Over the past 3 years, it’s been a slow downward slide financially. I’d hoped that by this point I wouldn’t be relying on Google to pay my bills and that I’d be getting paid to do what I love to do. Well, that just didn’t happen. At the same point I began to really move forward in producing my own things and learning to network, I had to start watching my purse. Unsympathetic men (you know who you are) in my life would whine if I bowed out of having drinks at night because I just couldn’t afford the luxury. I would order the cheapest thing on a menu and no drink but water, and protest if he tried to split the bill after ordering a meaty dish and an alcoholic beverage. I was not in the carefree place in life anymore.
As I watched the savings I’d been proud of dwindle, I began to feel insecure about myself and my worth. And now I wonder…. why do I feel ashamed of myself because I have less money in the bank? I’m the same person. It’s me. My worth isn’t determined by how much I make or how much I’ve got, so why do I feel like it is? I’m staying in a tiny chambre de bonne (a nice way of saying – a tiny room on the top floor with a toilet in the hall) with a mysterious odor I try to cover up with lavender oil, and an alarming lack of storage space for my essentials. I’m not comfortable here and all I can think about is the comfort I used to be able to afford and wish I could afford now. Sure, it’s temporary – I hope – but it makes me feel awful about myself. Instead of moving forward, I’m moving backward.
I enjoy the challenges of life, figuring out how to solve problems and all…. I learn and grow through everything…. but I just can’t seem to shake this feeling of embarrassment. I’m 31 and living like a college student. A huge bag of rice sits on my tiny fridge, and I ponder what I can mix with it today. I don’t want to be thinking about this. I want to be thinking about my projects, my travel, and enjoying life.

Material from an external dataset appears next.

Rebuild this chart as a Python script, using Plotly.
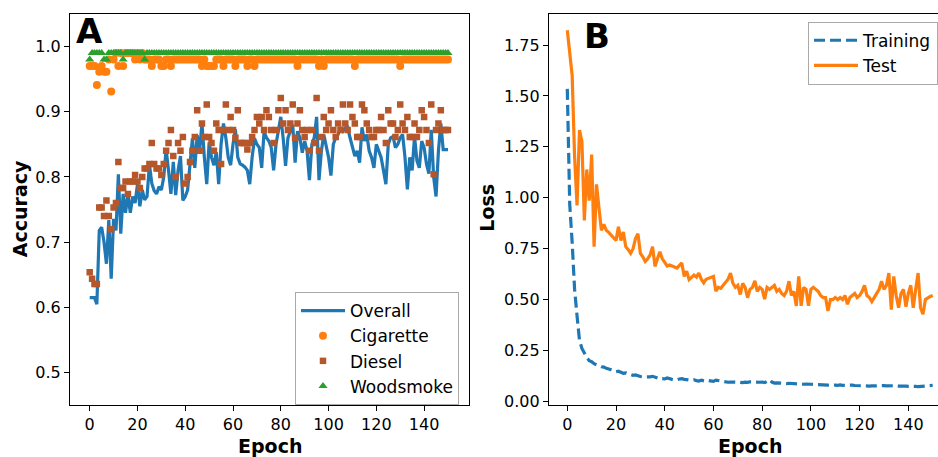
import plotly.graph_objects as go

epochs = list(range(151))

overall = [0.615, 0.615, 0.615, 0.605, 0.718, 0.723, 0.700, 0.667, 0.734, 0.644,
           0.736, 0.718, 0.804, 0.713, 0.774, 0.745, 0.774, 0.745, 0.770, 0.760,
           0.789, 0.755, 0.780, 0.765, 0.770, 0.819, 0.790, 0.779, 0.774, 0.785,
           0.780, 0.800, 0.842, 0.810, 0.774, 0.823, 0.772, 0.810, 0.832, 0.764,
           0.770, 0.780, 0.814, 0.859, 0.814, 0.864, 0.840, 0.882, 0.830, 0.789,
           0.853, 0.830, 0.818, 0.838, 0.789, 0.850, 0.882, 0.860, 0.830, 0.818,
           0.850, 0.873, 0.830, 0.820, 0.818, 0.815, 0.810, 0.789, 0.830, 0.859,
           0.850, 0.845, 0.814, 0.870, 0.860, 0.855, 0.845, 0.810, 0.850, 0.872,
           0.892, 0.859, 0.817, 0.860, 0.870, 0.880, 0.822, 0.870, 0.860, 0.837,
           0.855, 0.840, 0.795, 0.850, 0.860, 0.892, 0.795, 0.840, 0.865, 0.850,
           0.830, 0.802, 0.850, 0.860, 0.865, 0.876, 0.870, 0.875, 0.876, 0.860,
           0.845, 0.832, 0.840, 0.822, 0.876, 0.855, 0.865, 0.840, 0.830, 0.814,
           0.850, 0.840, 0.830, 0.810, 0.789, 0.850, 0.860, 0.862, 0.845, 0.850,
           0.860, 0.865, 0.830, 0.781, 0.830, 0.810, 0.862, 0.825, 0.814, 0.855,
           0.845, 0.820, 0.805, 0.872, 0.800, 0.770, 0.840, 0.882, 0.842, 0.842,
           0.842]

cigarette = [0.97, 0.97, 0.97, 0.941, 0.961, 0.97, 0.961, 0.961, 0.98, 0.931,
             0.98, 0.99, 0.97, 0.99, 0.97, 0.99, 0.99, 0.99, 0.99, 0.98,
             0.99, 0.98, 0.99, 0.98, 0.98, 0.98, 0.97, 0.98, 0.98, 0.98,
             0.97, 0.97, 0.98, 0.98, 0.97, 0.98, 0.98, 0.98, 0.98, 0.98,
             0.98, 0.98, 0.98, 0.98, 0.98, 0.98, 0.98, 0.97, 0.98, 0.97,
             0.97, 0.97, 0.97, 0.98, 0.98, 0.98, 0.97, 0.98, 0.98, 0.98,
             0.98, 0.97, 0.98, 0.98, 0.98, 0.98, 0.97, 0.98, 0.98, 0.97,
             0.98, 0.98, 0.98, 0.98, 0.98, 0.98, 0.98, 0.98, 0.98, 0.98,
             0.98, 0.98, 0.98, 0.98, 0.98, 0.98, 0.98, 0.97, 0.98, 0.98,
             0.98, 0.98, 0.98, 0.98, 0.98, 0.98, 0.97, 0.98, 0.97, 0.98,
             0.98, 0.98, 0.98, 0.98, 0.98, 0.98, 0.98, 0.98, 0.98, 0.98,
             0.98, 0.97, 0.98, 0.98, 0.98, 0.98, 0.98, 0.98, 0.98, 0.98,
             0.98, 0.98, 0.98, 0.98, 0.98, 0.98, 0.98, 0.98, 0.98, 0.98,
             0.97, 0.98, 0.98, 0.98, 0.98, 0.98, 0.98, 0.98, 0.98, 0.98,
             0.98, 0.98, 0.98, 0.98, 0.98, 0.98, 0.98, 0.98, 0.98, 0.98,
             0.98]

diesel = [0.654, 0.644, 0.636, 0.636, 0.753, 0.753, 0.740, 0.764, 0.740, 0.720,
          0.753, 0.760, 0.823, 0.783, 0.783, 0.793, 0.774, 0.793, 0.793, 0.803,
          0.793, 0.783, 0.800, 0.813, 0.813, 0.820, 0.852, 0.820, 0.813, 0.813,
          0.803, 0.820, 0.840, 0.852, 0.872, 0.832, 0.800, 0.852, 0.840, 0.861,
          0.790, 0.800, 0.823, 0.840, 0.861, 0.902, 0.840, 0.882, 0.861, 0.911,
          0.861, 0.852, 0.840, 0.882, 0.872, 0.820, 0.872, 0.911, 0.872, 0.892,
          0.872, 0.860, 0.902, 0.852, 0.852, 0.852, 0.842, 0.852, 0.861, 0.872,
          0.892, 0.882, 0.892, 0.872, 0.902, 0.892, 0.872, 0.852, 0.872, 0.902,
          0.921, 0.882, 0.902, 0.872, 0.882, 0.911, 0.860, 0.882, 0.902, 0.872,
          0.861, 0.872, 0.840, 0.872, 0.852, 0.921, 0.840, 0.861, 0.892, 0.872,
          0.882, 0.902, 0.872, 0.861, 0.882, 0.872, 0.911, 0.882, 0.872, 0.911,
          0.892, 0.882, 0.861, 0.861, 0.911, 0.902, 0.882, 0.872, 0.861, 0.861,
          0.872, 0.872, 0.892, 0.872, 0.852, 0.902, 0.882, 0.882, 0.861, 0.872,
          0.911, 0.882, 0.872, 0.892, 0.861, 0.861, 0.882, 0.861, 0.872, 0.902,
          0.892, 0.872, 0.852, 0.911, 0.804, 0.872, 0.882, 0.902, 0.872, 0.872,
          0.872]

woodsmoke = [0.98, 0.99, 0.99, 0.99, 0.99, 0.99, 0.98, 0.98, 0.99, 0.99,
             0.99, 0.99, 0.99, 0.99, 0.98, 0.99, 0.99, 0.99, 0.99, 0.99,
             0.99, 0.99, 0.99, 0.98] + [0.99] * 127

train_loss = [1.535, 0.969, 0.780, 0.550, 0.420, 0.300, 0.260, 0.235, 0.215, 0.200,
              0.195, 0.185, 0.178, 0.175, 0.170, 0.168, 0.162, 0.160, 0.155, 0.150,
              0.145, 0.148, 0.142, 0.138, 0.140, 0.135, 0.130, 0.128, 0.130, 0.125,
              0.122, 0.120, 0.120, 0.118, 0.120, 0.123, 0.118, 0.112, 0.110, 0.112,
              0.110, 0.115, 0.110, 0.108, 0.106, 0.105, 0.110, 0.112, 0.108, 0.105,
              0.105, 0.104, 0.106, 0.102, 0.100, 0.104, 0.100, 0.098, 0.102, 0.100,
              0.098, 0.104, 0.102, 0.097, 0.095, 0.096, 0.094, 0.095, 0.093, 0.094,
              0.095, 0.093, 0.092, 0.094, 0.093, 0.096, 0.095, 0.093, 0.092, 0.094,
              0.095, 0.092, 0.098, 0.106, 0.095, 0.090, 0.091, 0.089, 0.090, 0.088,
              0.087, 0.089, 0.088, 0.086, 0.087, 0.085, 0.086, 0.084, 0.085, 0.083,
              0.084, 0.083, 0.082, 0.083, 0.082, 0.081, 0.082, 0.080, 0.081, 0.082,
              0.080, 0.079, 0.081, 0.079, 0.080, 0.078, 0.079, 0.080, 0.078, 0.077,
              0.078, 0.076, 0.077, 0.076, 0.075, 0.076, 0.077, 0.075, 0.078, 0.079,
              0.077, 0.076, 0.077, 0.075, 0.076, 0.077, 0.075, 0.076, 0.074, 0.075,
              0.074, 0.075, 0.073, 0.074, 0.072, 0.073, 0.074, 0.075, 0.077, 0.078,
              0.079]

test_loss = [1.823, 1.700, 1.600, 1.200, 0.962, 1.333, 1.277, 0.889, 1.139, 0.986,
             1.212, 0.760, 1.066, 0.950, 0.840, 0.870, 0.840, 0.830, 0.816, 0.800,
             0.790, 0.857, 0.790, 0.832, 0.760, 0.745, 0.727, 0.750, 0.800, 0.824,
             0.727, 0.710, 0.687, 0.700, 0.720, 0.760, 0.663, 0.700, 0.735, 0.700,
             0.680, 0.665, 0.670, 0.663, 0.660, 0.655, 0.665, 0.680, 0.614, 0.640,
             0.598, 0.610, 0.620, 0.610, 0.630, 0.600, 0.582, 0.600, 0.605, 0.610,
             0.614, 0.541, 0.560, 0.555, 0.570, 0.590, 0.600, 0.630, 0.580, 0.560,
             0.570, 0.525, 0.580, 0.560, 0.509, 0.550, 0.560, 0.592, 0.540, 0.560,
             0.550, 0.502, 0.560, 0.550, 0.560, 0.570, 0.540, 0.550, 0.530, 0.520,
             0.540, 0.590, 0.520, 0.540, 0.469, 0.614, 0.469, 0.560, 0.550, 0.469,
             0.550, 0.560, 0.550, 0.540, 0.520, 0.510, 0.510, 0.444, 0.500, 0.500,
             0.510, 0.500, 0.510, 0.500, 0.520, 0.477, 0.510, 0.520, 0.530, 0.510,
             0.520, 0.540, 0.570, 0.520, 0.510, 0.490, 0.510, 0.530, 0.550, 0.590,
             0.550, 0.570, 0.630, 0.450, 0.614, 0.520, 0.460, 0.530, 0.550, 0.465,
             0.530, 0.570, 0.460, 0.550, 0.630, 0.460, 0.428, 0.500, 0.510, 0.515,
             0.520]

x_ticks = [0, 20, 40, 60, 80, 100, 120, 140]
acc_ticks = [0.5, 0.6, 0.7, 0.8, 0.9, 1.0]
loss_ticks = [0.0, 0.25, 0.5, 0.75, 1.0, 1.25, 1.5, 1.75]

BLUE = "#1f77b4"
ORANGE = "#ff7f0e"
DIESEL = "#b5572b"
GREEN = "#2ca02c"
FONT = "DejaVu Sans"

W, H = 938, 457

fig = go.Figure()

fig.add_trace(go.Scatter(x=epochs, y=overall, mode="lines", name="Overall",
                         line=dict(color=BLUE, width=3.2), legend="legend",
                         xaxis="x", yaxis="y"))
fig.add_trace(go.Scatter(x=epochs, y=cigarette, mode="markers", name="Cigarette",
                         marker=dict(color=ORANGE, size=8, symbol="circle"),
                         legend="legend", xaxis="x", yaxis="y"))
fig.add_trace(go.Scatter(x=epochs, y=diesel, mode="markers", name="Diesel",
                         marker=dict(color=DIESEL, size=6.5, symbol="square"),
                         legend="legend", xaxis="x", yaxis="y"))
fig.add_trace(go.Scatter(x=epochs, y=woodsmoke, mode="markers", name="Woodsmoke",
                         marker=dict(color=GREEN, size=8, symbol="triangle-up"),
                         legend="legend", xaxis="x", yaxis="y"))

fig.add_trace(go.Scatter(x=epochs, y=train_loss, mode="lines", name="Training",
                         line=dict(color=BLUE, width=3.2, dash="11px,5px"),
                         legend="legend2", xaxis="x2", yaxis="y2"))
fig.add_trace(go.Scatter(x=epochs, y=test_loss, mode="lines", name="Test",
                         line=dict(color=ORANGE, width=3.2),
                         legend="legend2", xaxis="x2", yaxis="y2"))

ydom = [47 / H, 443 / H]
axis_common = dict(showline=True, linecolor="black", linewidth=1.2, ticks="outside",
                   ticklen=5, tickwidth=1.2, tickcolor="black", showgrid=False,
                   zeroline=False, tickfont=dict(family=FONT, size=16, color="black"))

legend_common = dict(xanchor="left", yanchor="top", itemwidth=44,
                     bgcolor="rgba(255,255,255,0.8)", bordercolor="#aaaaaa",
                     borderwidth=1, font=dict(family=FONT, size=17, color="black"))

fig.update_layout(
    width=W, height=H,
    margin=dict(l=0, r=0, t=0, b=0),
    paper_bgcolor="white", plot_bgcolor="white",
    font=dict(family=FONT, color="black"),
    xaxis=dict(domain=[70 / W, 469 / W], range=[-8.25, 158.8], tickvals=x_ticks,
               mirror=True, anchor="y", **axis_common),
    yaxis=dict(domain=ydom, range=[0.4512, 1.0499], tickvals=acc_ticks,
               tickformat=".1f", mirror=True, anchor="x", **axis_common),
    xaxis2=dict(domain=[549 / W, 1.0], range=[-7.51, 152.17], tickvals=x_ticks,
                mirror=True, anchor="y2", **axis_common),
    yaxis2=dict(domain=ydom, range=[-0.016, 1.9036], tickvals=loss_ticks,
                tickformat=".2f", anchor="x2", **axis_common),
    legend=dict(x=295 / W, y=1 - 296 / H, **legend_common),
    legend2=dict(x=808 / W, y=1 - 22 / H, **legend_common),
    showlegend=True,
)

annots = [
    dict(text="<b>A</b>", x=74 / W, y=1 - 31.5 / H, xanchor="left", yanchor="middle",
         font=dict(size=34)),
    dict(text="<b>B</b>", x=582 / W, y=1 - 36.5 / H, xanchor="left", yanchor="middle",
         font=dict(size=34)),
    dict(text="<b>Accuracy</b>", x=20 / W, y=1 - 212 / H, xanchor="center",
         yanchor="middle", textangle=-90, font=dict(size=19)),
    dict(text="<b>Loss</b>", x=487.5 / W, y=1 - 211 / H, xanchor="center",
         yanchor="middle", textangle=-90, font=dict(size=19)),
    dict(text="<b>Epoch</b>", x=269.5 / W, y=1 - 439 / H, xanchor="center",
         yanchor="top", font=dict(size=19)),
    dict(text="<b>Epoch</b>", x=750 / W, y=1 - 439 / H, xanchor="center",
         yanchor="top", font=dict(size=19)),
]
for a in annots:
    a.update(xref="paper", yref="paper", showarrow=False)
    a["font"].update(family=FONT, color="black")
fig.update_layout(annotations=annots)

fig.write_html("out.html")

I want to have my beach hut and my plentiful fruit, my cat chasing birds and lizards, my dog laying in the sun. Then I want to stay in a flat made for humans in Paris in the summer and work my butt off on creative projects while staying well-nourished and groomed (this shower is just messed up, I miss being able to enjoy a shower).
I was always one for deals and discounts. I’ve been a fan and user of Groupon, Living Social, and others for years. So it’s not like I was absolutely frivolous with my money. But I wonder where it went. Where did it go, while I was living life…. and do I regret it? I don’t know. Maybe there were some purchases I didn’t have to make. Oh, like the little rose gold and diamond (so tiny) ring I bought discounted online…. I just took it to Crédit Municipale yesterday to see how much I could get for it…. I was hoping at least 500€. I did a double take when the guy at the counter offered 50€. 50€?!?! Pass.
I suppose it’s a chance right now to find my self-worth apart from my income or savings. But I’m not sure how to do that. Some days I don’t know what I have to offer the world. I don’t know my worth. Yes, I’m told we’re priceless to God, but that doesn’t make me feel a whole lot better. So…. how do you find your self-worth? And how can I find mine?